**What this task involves:** Print exactly what lies from the line with "Give me the" down to the line with "0.83, 0.59, 0.72]", counting both of those lines, but not the pictures.

**Material provided:**
┄┄┄┄┄┄┄┄┄┄
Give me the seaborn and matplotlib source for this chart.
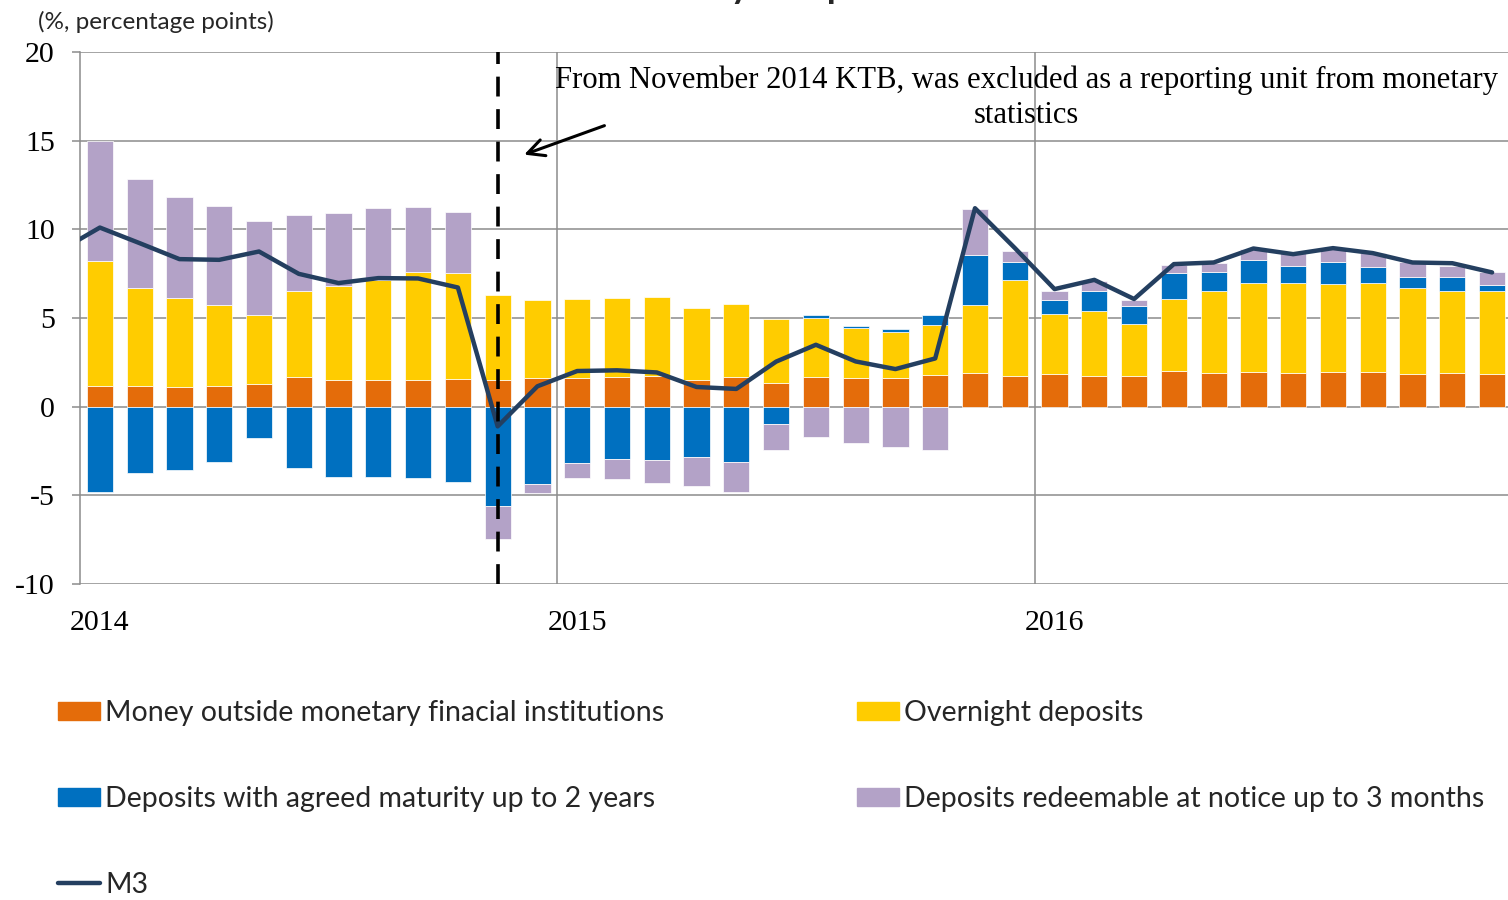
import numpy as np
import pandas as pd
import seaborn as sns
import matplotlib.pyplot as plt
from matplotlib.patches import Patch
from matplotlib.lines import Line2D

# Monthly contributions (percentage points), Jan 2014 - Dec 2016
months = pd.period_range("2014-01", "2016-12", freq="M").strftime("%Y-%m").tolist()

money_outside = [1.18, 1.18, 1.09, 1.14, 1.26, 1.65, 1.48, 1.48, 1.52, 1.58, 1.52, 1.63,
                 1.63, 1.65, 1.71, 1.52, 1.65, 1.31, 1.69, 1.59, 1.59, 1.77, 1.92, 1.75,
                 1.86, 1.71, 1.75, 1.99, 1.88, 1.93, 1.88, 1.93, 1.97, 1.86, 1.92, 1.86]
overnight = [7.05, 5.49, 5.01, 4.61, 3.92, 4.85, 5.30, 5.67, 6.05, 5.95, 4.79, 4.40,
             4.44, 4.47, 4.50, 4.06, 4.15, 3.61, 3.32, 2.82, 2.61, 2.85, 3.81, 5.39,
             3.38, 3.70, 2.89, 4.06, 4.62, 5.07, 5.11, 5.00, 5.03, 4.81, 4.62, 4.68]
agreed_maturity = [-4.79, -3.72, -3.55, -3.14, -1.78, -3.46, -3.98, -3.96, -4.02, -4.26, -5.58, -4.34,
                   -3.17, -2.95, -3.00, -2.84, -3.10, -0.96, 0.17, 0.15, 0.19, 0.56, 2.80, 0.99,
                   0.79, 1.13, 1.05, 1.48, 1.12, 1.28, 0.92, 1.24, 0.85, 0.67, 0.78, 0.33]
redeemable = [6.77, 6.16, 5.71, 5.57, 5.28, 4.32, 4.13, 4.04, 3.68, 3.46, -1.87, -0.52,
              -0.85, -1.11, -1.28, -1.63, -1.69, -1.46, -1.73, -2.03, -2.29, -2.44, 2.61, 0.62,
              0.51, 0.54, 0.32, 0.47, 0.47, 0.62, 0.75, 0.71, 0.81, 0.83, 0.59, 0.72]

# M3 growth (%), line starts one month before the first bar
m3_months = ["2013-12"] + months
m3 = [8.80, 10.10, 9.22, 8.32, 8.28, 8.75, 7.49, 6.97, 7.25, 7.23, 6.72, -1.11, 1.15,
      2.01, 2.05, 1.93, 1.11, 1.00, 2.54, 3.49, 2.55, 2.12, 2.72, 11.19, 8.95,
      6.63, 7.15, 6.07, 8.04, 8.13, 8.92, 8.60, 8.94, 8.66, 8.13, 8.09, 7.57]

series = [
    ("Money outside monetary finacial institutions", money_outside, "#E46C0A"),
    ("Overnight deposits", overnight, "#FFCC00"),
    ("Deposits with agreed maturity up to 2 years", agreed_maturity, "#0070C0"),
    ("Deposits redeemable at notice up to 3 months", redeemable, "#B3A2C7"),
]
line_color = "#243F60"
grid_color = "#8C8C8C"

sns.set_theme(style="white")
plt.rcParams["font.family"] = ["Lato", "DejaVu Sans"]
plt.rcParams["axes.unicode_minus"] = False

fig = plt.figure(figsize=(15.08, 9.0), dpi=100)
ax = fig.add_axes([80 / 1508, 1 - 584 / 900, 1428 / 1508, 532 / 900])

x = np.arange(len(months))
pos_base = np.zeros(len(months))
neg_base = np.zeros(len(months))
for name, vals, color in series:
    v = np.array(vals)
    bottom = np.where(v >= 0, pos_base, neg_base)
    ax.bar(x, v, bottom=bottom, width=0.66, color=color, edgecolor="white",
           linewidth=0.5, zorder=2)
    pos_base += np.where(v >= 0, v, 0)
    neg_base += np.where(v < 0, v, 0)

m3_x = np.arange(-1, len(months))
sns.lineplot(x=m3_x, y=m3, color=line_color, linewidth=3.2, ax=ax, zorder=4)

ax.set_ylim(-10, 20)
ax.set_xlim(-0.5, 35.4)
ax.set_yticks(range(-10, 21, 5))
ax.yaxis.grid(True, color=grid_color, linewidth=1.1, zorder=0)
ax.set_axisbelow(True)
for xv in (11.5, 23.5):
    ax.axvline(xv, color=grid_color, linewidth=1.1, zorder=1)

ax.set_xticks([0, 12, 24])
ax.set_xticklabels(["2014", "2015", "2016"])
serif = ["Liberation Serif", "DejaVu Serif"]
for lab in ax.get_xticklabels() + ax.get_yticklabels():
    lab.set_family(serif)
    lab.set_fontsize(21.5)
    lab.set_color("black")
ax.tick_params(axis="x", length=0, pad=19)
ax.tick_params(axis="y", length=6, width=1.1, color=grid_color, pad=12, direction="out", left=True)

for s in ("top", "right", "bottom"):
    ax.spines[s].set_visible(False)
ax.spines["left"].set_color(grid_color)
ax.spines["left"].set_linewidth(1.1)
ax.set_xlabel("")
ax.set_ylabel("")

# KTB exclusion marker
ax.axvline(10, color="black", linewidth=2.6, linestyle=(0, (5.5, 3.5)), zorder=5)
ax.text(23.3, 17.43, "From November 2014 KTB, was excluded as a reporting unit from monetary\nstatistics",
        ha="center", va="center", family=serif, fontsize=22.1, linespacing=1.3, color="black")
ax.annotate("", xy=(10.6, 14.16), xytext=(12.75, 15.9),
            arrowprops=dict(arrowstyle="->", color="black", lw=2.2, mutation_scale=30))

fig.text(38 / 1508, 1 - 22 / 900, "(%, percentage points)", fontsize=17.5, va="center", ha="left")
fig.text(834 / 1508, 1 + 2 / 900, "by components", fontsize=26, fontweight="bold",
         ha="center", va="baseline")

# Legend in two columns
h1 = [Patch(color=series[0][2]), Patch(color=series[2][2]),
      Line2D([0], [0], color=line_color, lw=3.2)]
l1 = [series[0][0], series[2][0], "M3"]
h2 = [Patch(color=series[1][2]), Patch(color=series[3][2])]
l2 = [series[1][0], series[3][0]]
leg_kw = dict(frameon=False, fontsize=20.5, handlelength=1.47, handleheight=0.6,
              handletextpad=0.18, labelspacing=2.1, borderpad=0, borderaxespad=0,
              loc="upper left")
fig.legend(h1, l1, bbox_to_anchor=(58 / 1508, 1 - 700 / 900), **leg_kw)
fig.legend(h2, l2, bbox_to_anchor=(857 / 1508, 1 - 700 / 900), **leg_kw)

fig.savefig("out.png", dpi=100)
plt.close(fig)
┄┄┄┄┄┄┄┄┄┄
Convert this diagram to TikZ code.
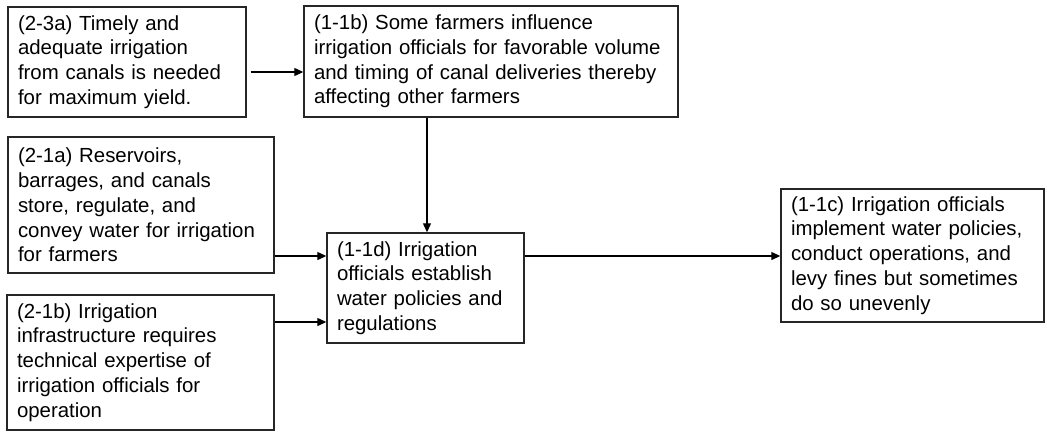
┄┄┄┄┄┄┄┄┄┄
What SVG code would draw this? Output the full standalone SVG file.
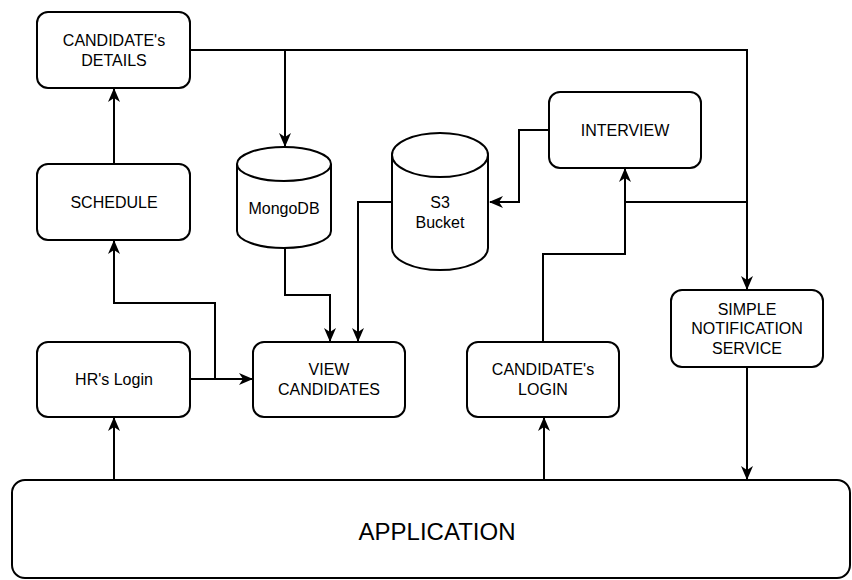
┄┄┄┄┄┄┄┄┄┄
**Answer to the problem:**
Give me the seaborn and matplotlib source for this chart.
import numpy as np
import pandas as pd
import seaborn as sns
import matplotlib.pyplot as plt
from matplotlib.patches import Patch
from matplotlib.lines import Line2D

# Monthly contributions (percentage points), Jan 2014 - Dec 2016
months = pd.period_range("2014-01", "2016-12", freq="M").strftime("%Y-%m").tolist()

money_outside = [1.18, 1.18, 1.09, 1.14, 1.26, 1.65, 1.48, 1.48, 1.52, 1.58, 1.52, 1.63,
                 1.63, 1.65, 1.71, 1.52, 1.65, 1.31, 1.69, 1.59, 1.59, 1.77, 1.92, 1.75,
                 1.86, 1.71, 1.75, 1.99, 1.88, 1.93, 1.88, 1.93, 1.97, 1.86, 1.92, 1.86]
overnight = [7.05, 5.49, 5.01, 4.61, 3.92, 4.85, 5.30, 5.67, 6.05, 5.95, 4.79, 4.40,
             4.44, 4.47, 4.50, 4.06, 4.15, 3.61, 3.32, 2.82, 2.61, 2.85, 3.81, 5.39,
             3.38, 3.70, 2.89, 4.06, 4.62, 5.07, 5.11, 5.00, 5.03, 4.81, 4.62, 4.68]
agreed_maturity = [-4.79, -3.72, -3.55, -3.14, -1.78, -3.46, -3.98, -3.96, -4.02, -4.26, -5.58, -4.34,
                   -3.17, -2.95, -3.00, -2.84, -3.10, -0.96, 0.17, 0.15, 0.19, 0.56, 2.80, 0.99,
                   0.79, 1.13, 1.05, 1.48, 1.12, 1.28, 0.92, 1.24, 0.85, 0.67, 0.78, 0.33]
redeemable = [6.77, 6.16, 5.71, 5.57, 5.28, 4.32, 4.13, 4.04, 3.68, 3.46, -1.87, -0.52,
              -0.85, -1.11, -1.28, -1.63, -1.69, -1.46, -1.73, -2.03, -2.29, -2.44, 2.61, 0.62,
              0.51, 0.54, 0.32, 0.47, 0.47, 0.62, 0.75, 0.71, 0.81, 0.83, 0.59, 0.72]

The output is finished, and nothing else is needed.